OffShelf: When did you realize that you had to change?
Jason Hawk Harris: First year of my marriage is when it happened. My life got so much better after going into recovery. Then my life got really difficult; that’s when all the shit started hitting the fan. I was trying to recover when my world was falling apart. It was almost the best thing that could have happened because I got a chance to recover when I wanted to use.
My wife was incredible during this time. She was patient with me and feeling the pain with me. I think that is an underrated part of going through a death of the family, having someone that can feel that pain with and trying to give you advice.
OS: How long have you been married?
JHH: Eight years.
OS: How did you two meet?
JHH: We met in middle school at the local teen dance club [laughs]. It was a weird place.
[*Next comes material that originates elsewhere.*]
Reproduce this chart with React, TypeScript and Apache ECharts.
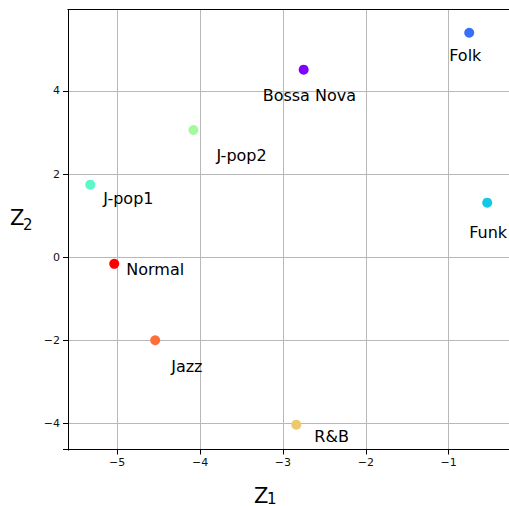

We had a kinda “will they, won’t they” in high school. In college, we realized we couldn’t live without each other. So we ended up having a long-distance relationship for about four years. After she graduated, she moved out here [Los Angeles] and got married.
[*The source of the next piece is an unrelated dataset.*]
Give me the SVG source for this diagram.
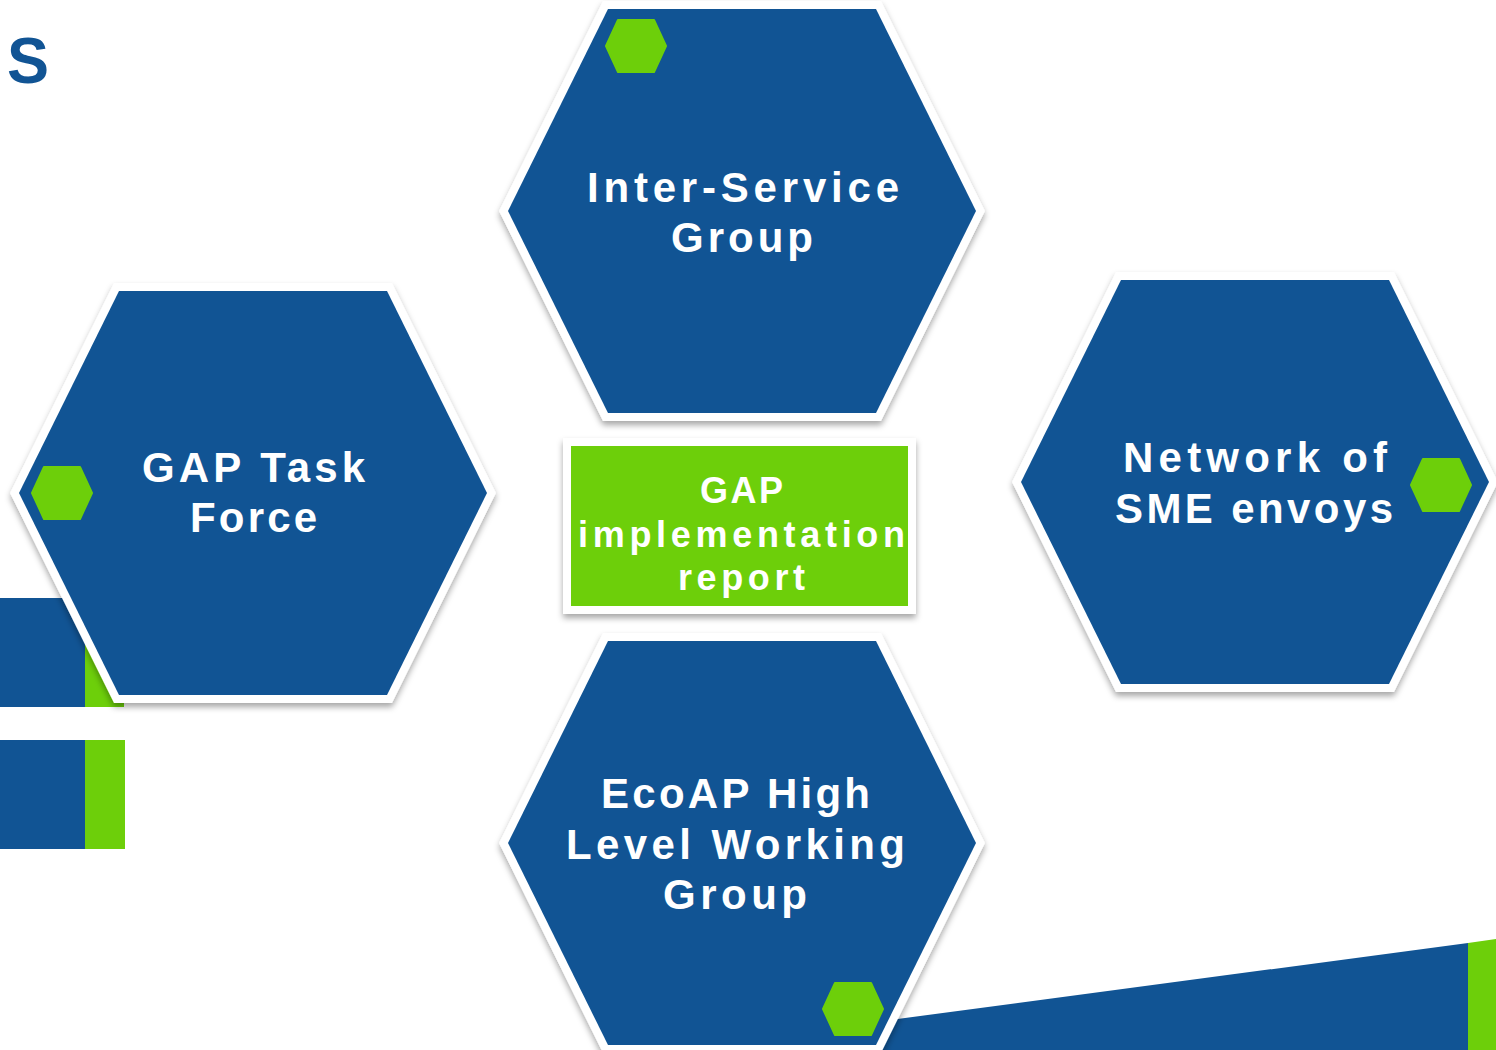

OS: Growing up, I read that you got into music courtesy of your grandfather.
JHH: It’s more of my whole family. Something we do whenever we get together – mostly during the holidays – we get some a bunch of guitars, and we sing songs. It’s just something that we always have done. My grandpa showed me George Jones when I was really young. I loved it, but at that time, I remember thinking that my friends won’t think I was cool. So I hid it [laughs].
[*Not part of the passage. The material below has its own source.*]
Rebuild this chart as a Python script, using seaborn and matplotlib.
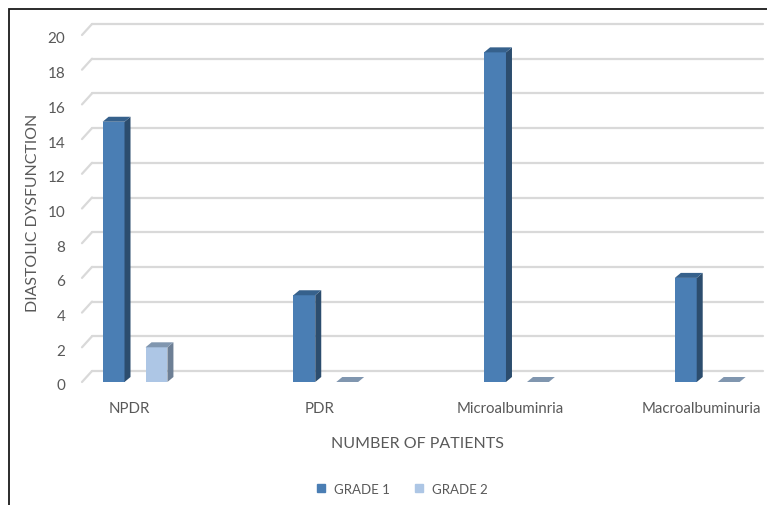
import numpy as np
import pandas as pd
import matplotlib
matplotlib.use("Agg")
import matplotlib.pyplot as plt
import seaborn as sns
from matplotlib.patches import Polygon, Rectangle
from matplotlib.lines import Line2D
from matplotlib.transforms import IdentityTransform, ScaledTranslation

# ---- data ----
categories = ["NPDR", "PDR", "Microalbuminria", "Macroalbuminuria"]
series = ["GRADE 1", "GRADE 2"]
grade1 = [15, 5, 19, 6]
grade2 = [2, 0, 0, 0]
yticks = [0, 2, 4, 6, 8, 10, 12, 14, 16, 18, 20]

df = pd.DataFrame({
    "category": categories * 2,
    "grade": [series[0]] * len(categories) + [series[1]] * len(categories),
    "value": grade1 + grade2,
})

# ---- style ----
front = {"GRADE 1": "#4A7EB4", "GRADE 2": "#ADC6E5"}
side = {"GRADE 1": "#2C4D6E", "GRADE 2": "#6D7F95"}
top = {"GRADE 1": "#36618C", "GRADE 2": "#8096AF"}
text_col = "#595959"
grid_col = "#D9D9D9"

sns.set_theme(style="white")
plt.rcParams['font.family'] = ['Lato', 'DejaVu Sans']

W, H = 767, 506
fig = plt.figure(figsize=(W / 100, H / 100), dpi=100)
ax = fig.add_axes([82 / W, (H - 383) / H, (753 - 82) / W, (383 - 36) / H])

sns.barplot(data=df, x="category", y="value", hue="grade", order=categories,
            hue_order=series, palette=front, width=0.45, gap=0.49,
            saturation=1, linewidth=0, ax=ax, legend=False, zorder=3)

ax.set_xlim(-0.278, 3.24)
ax.set_ylim(0, 20)
ax.set_yticks(yticks)
ax.set_yticklabels([str(v) for v in yticks])
ax.tick_params(axis="both", length=0, colors=text_col)
ax.tick_params(axis="y", pad=12, labelsize=11)
ax.tick_params(axis="x", pad=14, labelsize=10.8)
yshift = ScaledTranslation(0, -2 / 100, fig.dpi_scale_trans)
for lbl in ax.get_yticklabels():
    lbl.set_transform(lbl.get_transform() + yshift)
shift = ScaledTranslation(-6 / 100, 0, fig.dpi_scale_trans)
for lbl in ax.get_xticklabels():
    lbl.set_transform(lbl.get_transform() + shift)
for s in ax.spines.values():
    s.set_visible(False)
ax.set_facecolor("none")

ax.set_ylabel("DIASTOLIC DYSFUNCTION", fontsize=11.4, color=text_col)
ax.yaxis.set_label_coords(-0.062, 0.49)
ax.set_xlabel("NUMBER OF PATIENTS", fontsize=11.5, color=text_col)
ax.xaxis.set_label_coords(0.5, -(437 - 383) / 347)

# ---- pseudo 3D walls: gridlines on back plane ----
gdx, gdy = 10, 11
x_left_disp = ax.transAxes.transform((0, 0))[0]
x_right_disp = ax.transAxes.transform((1, 0))[0]
for v in yticks:
    yd = ax.transData.transform((0, v))[1]
    ax.add_line(Line2D([x_left_disp + gdx, x_right_disp + gdx], [yd + gdy, yd + gdy],
                       transform=IdentityTransform(), color=grid_col, lw=1.6,
                       zorder=0, clip_on=False))
    ax.add_line(Line2D([x_left_disp, x_left_disp + gdx], [yd, yd + gdy],
                       transform=IdentityTransform(), color=grid_col, lw=1.6,
                       zorder=0, clip_on=False))

# ---- pseudo 3D bars: side and top faces ----
bdx, bdy = 6, 5
n = len(categories)
for i, p in enumerate(ax.patches[:2 * n]):
    g = series[i // n]
    x0, y0 = p.get_x(), p.get_y()
    x1, y1 = x0 + p.get_width(), y0 + p.get_height()
    (ax0, ay0) = ax.transData.transform((x0, y0))
    (ax1, ay1) = ax.transData.transform((x1, y1))
    sidepoly = [(ax1, ay0), (ax1 + bdx, ay0 + bdy), (ax1 + bdx, ay1 + bdy), (ax1, ay1)]
    toppoly = [(ax0, ay1), (ax1, ay1), (ax1 + bdx, ay1 + bdy), (ax0 + bdx, ay1 + bdy)]
    ax.add_patch(Polygon(sidepoly, closed=True, transform=IdentityTransform(),
                         facecolor=side[g], edgecolor="none", zorder=3, clip_on=False))
    ax.add_patch(Polygon(toppoly, closed=True, transform=IdentityTransform(),
                         facecolor=top[g], edgecolor="none", zorder=3, clip_on=False))

# ---- legend ----
handles = [Line2D([], [], marker="s", linestyle="none", markersize=6,
                  markerfacecolor=front[s], markeredgecolor=front[s]) for s in series]
fig.legend(handles, series, loc="center", bbox_to_anchor=(398 / W, 1 - 490 / H),
           ncol=2, frameon=False, fontsize=9.5, labelcolor=text_col,
           handletextpad=0.0, columnspacing=1.2)

# ---- outer border ----
fig.add_artist(Rectangle((9 / W, -0.1), 1.2, (H - 10) / H + 0.1,
                         transform=fig.transFigure, fill=False,
                         edgecolor="#1a1a1a", lw=1.3))

fig.savefig("out.png", dpi=100)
OS: Is that how you got into other genres and bands so you can be cool?
JHH: Yeah… I have always had those back pocket bands that I didn’t want anyone to know that I liked. To this day, Enema of the State by Blink 182 is still one of my nostalgic records. I also really got into Queen; I’m still in love with the band.
OS: Do you and your family still get together during the holidays and play music?
JHH: Yeah, yeah, we do. It’s a good time. Sometimes I’ll play some of my songs if they want to hear them. Sometimes we will get the book out and play some jazz standards. Both me and my aunt can read music, so we would read it while everybody sings.
OS: As for reading music, is that what got into taking a class at UCLA?
JHH: What got me into classical music and composition was Queen. I wanted to go back and see what their influences were, and I know Brian May was a big classical fan. I found a whole world that I loved a lot.
OS: With the family get-togethers and going to UCLA, did it ultimately push you towards being a full-time musician?
JHH: Yeah, I think so. As for the evolution back into country… when I started, I wrote songs a lot when I was younger. Then I stopped for a long time. When I came back to it for some reason, I was writing country songs. I just went with it.
OS: During periods of your life, writing these songs helped you get some of these feelings out.
JHH: I don’t know if this is always the case, but it was certainly was for me… I needed to go through some pretty intense pain before I could write a proper song.
OS: Do you still have to do that?
JHH: We’ll see. Let me know how you think the second record sounds [laughs]. I would have to be insane to think that I’m done with pain in my life. I don’t necessary needed certain situations to write about. It was more of I needed the perspective of having been through pain; to see the truth and nuisance of things as they glow that you couldn’t see before.
OS: During the recording of the album, was there ever a moment that you should put out as much of yourself out in public?
JHH: No, no. I’m an over-sharer by nature; that never occurred to me. I knew that I was making music that was connecting with people, and it excited me.